▶ Data entries:
-*-
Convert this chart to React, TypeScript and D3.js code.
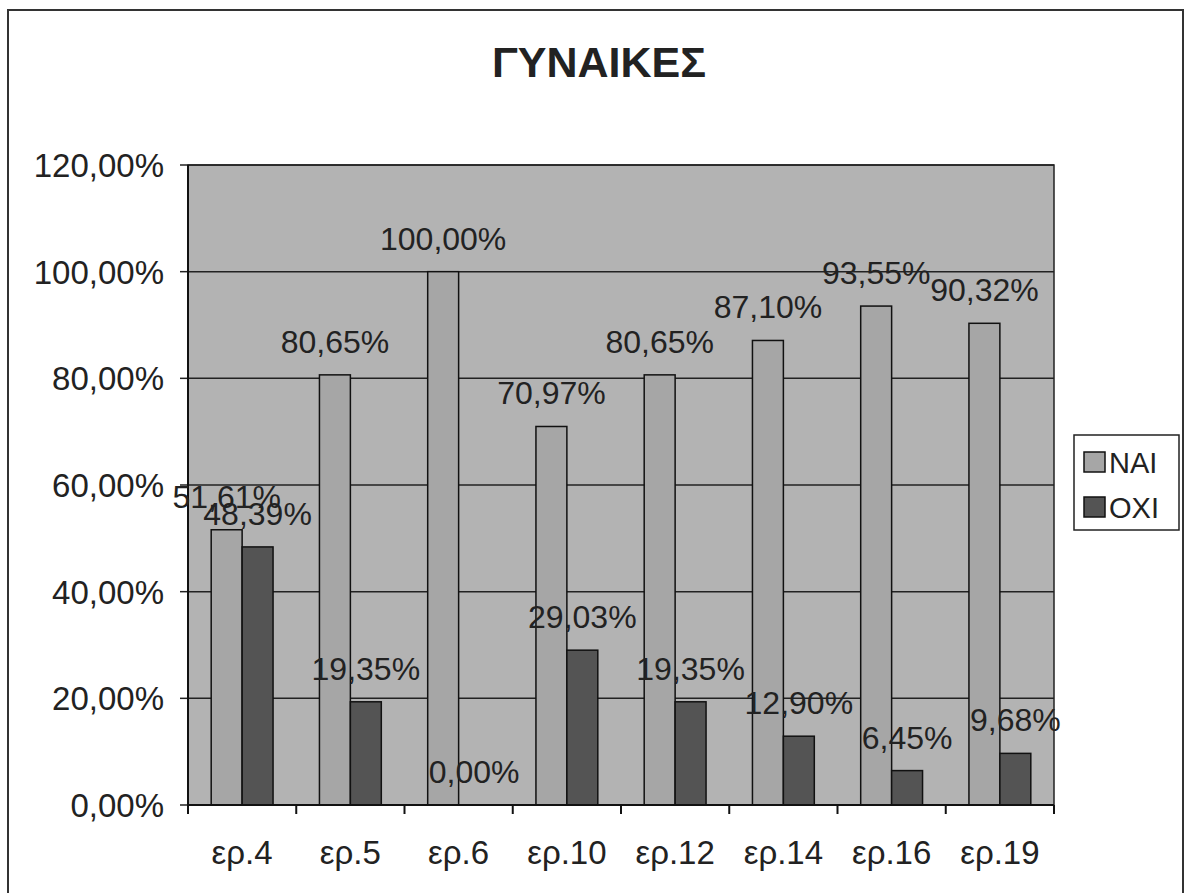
-*-
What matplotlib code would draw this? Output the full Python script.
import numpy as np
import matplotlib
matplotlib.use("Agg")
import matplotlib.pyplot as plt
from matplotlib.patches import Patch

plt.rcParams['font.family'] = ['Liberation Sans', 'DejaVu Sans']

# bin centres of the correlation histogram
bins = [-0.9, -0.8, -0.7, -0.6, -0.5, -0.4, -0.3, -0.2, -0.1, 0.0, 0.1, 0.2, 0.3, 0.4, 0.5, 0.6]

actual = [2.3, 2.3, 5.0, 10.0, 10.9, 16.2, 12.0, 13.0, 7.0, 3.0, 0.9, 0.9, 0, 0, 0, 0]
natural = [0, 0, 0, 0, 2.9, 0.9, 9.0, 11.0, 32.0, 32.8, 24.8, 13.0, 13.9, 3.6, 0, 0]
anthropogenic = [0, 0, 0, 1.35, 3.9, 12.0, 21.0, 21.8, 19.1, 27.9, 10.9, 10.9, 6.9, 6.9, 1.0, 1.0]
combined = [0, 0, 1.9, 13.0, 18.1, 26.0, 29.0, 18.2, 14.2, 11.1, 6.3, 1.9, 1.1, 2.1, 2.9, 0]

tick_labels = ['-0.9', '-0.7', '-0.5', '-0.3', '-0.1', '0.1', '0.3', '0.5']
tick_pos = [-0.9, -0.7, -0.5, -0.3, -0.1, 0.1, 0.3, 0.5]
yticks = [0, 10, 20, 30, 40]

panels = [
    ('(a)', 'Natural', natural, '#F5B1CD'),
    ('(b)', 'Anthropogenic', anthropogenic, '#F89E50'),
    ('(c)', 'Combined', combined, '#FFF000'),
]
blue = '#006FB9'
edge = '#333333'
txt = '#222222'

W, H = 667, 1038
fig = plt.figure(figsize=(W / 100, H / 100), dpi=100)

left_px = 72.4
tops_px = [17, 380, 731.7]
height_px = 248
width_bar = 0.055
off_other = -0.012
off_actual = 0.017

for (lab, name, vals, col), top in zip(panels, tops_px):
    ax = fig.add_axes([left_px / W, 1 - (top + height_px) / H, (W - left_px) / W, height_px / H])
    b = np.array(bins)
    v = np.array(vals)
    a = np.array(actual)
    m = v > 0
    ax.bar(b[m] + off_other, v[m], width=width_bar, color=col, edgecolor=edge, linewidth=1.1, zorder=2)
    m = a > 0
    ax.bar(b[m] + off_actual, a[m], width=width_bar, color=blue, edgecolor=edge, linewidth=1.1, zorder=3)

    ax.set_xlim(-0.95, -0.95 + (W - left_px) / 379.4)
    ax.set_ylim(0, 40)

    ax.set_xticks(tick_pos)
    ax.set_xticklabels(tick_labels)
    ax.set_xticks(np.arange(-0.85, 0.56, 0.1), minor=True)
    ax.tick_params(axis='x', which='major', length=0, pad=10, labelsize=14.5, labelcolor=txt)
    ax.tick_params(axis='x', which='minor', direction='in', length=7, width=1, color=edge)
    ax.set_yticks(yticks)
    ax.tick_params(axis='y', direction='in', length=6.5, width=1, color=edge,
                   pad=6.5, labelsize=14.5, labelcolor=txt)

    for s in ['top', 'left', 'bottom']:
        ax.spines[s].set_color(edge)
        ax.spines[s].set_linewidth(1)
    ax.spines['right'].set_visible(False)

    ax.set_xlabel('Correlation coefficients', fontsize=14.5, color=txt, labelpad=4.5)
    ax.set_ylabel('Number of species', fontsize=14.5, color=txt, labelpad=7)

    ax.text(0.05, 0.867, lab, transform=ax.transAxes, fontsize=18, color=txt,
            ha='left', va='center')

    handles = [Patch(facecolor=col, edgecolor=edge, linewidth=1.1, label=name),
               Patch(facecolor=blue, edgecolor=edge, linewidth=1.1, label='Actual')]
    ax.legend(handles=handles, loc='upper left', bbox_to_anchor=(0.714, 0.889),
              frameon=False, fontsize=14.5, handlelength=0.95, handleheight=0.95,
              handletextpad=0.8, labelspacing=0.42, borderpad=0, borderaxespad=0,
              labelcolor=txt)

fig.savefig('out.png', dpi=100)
-*-
▶ Task instructions:
Determine how many lines in the listing above hold the word "matplotlib", answering with the number only.

▶ Answer in full:
5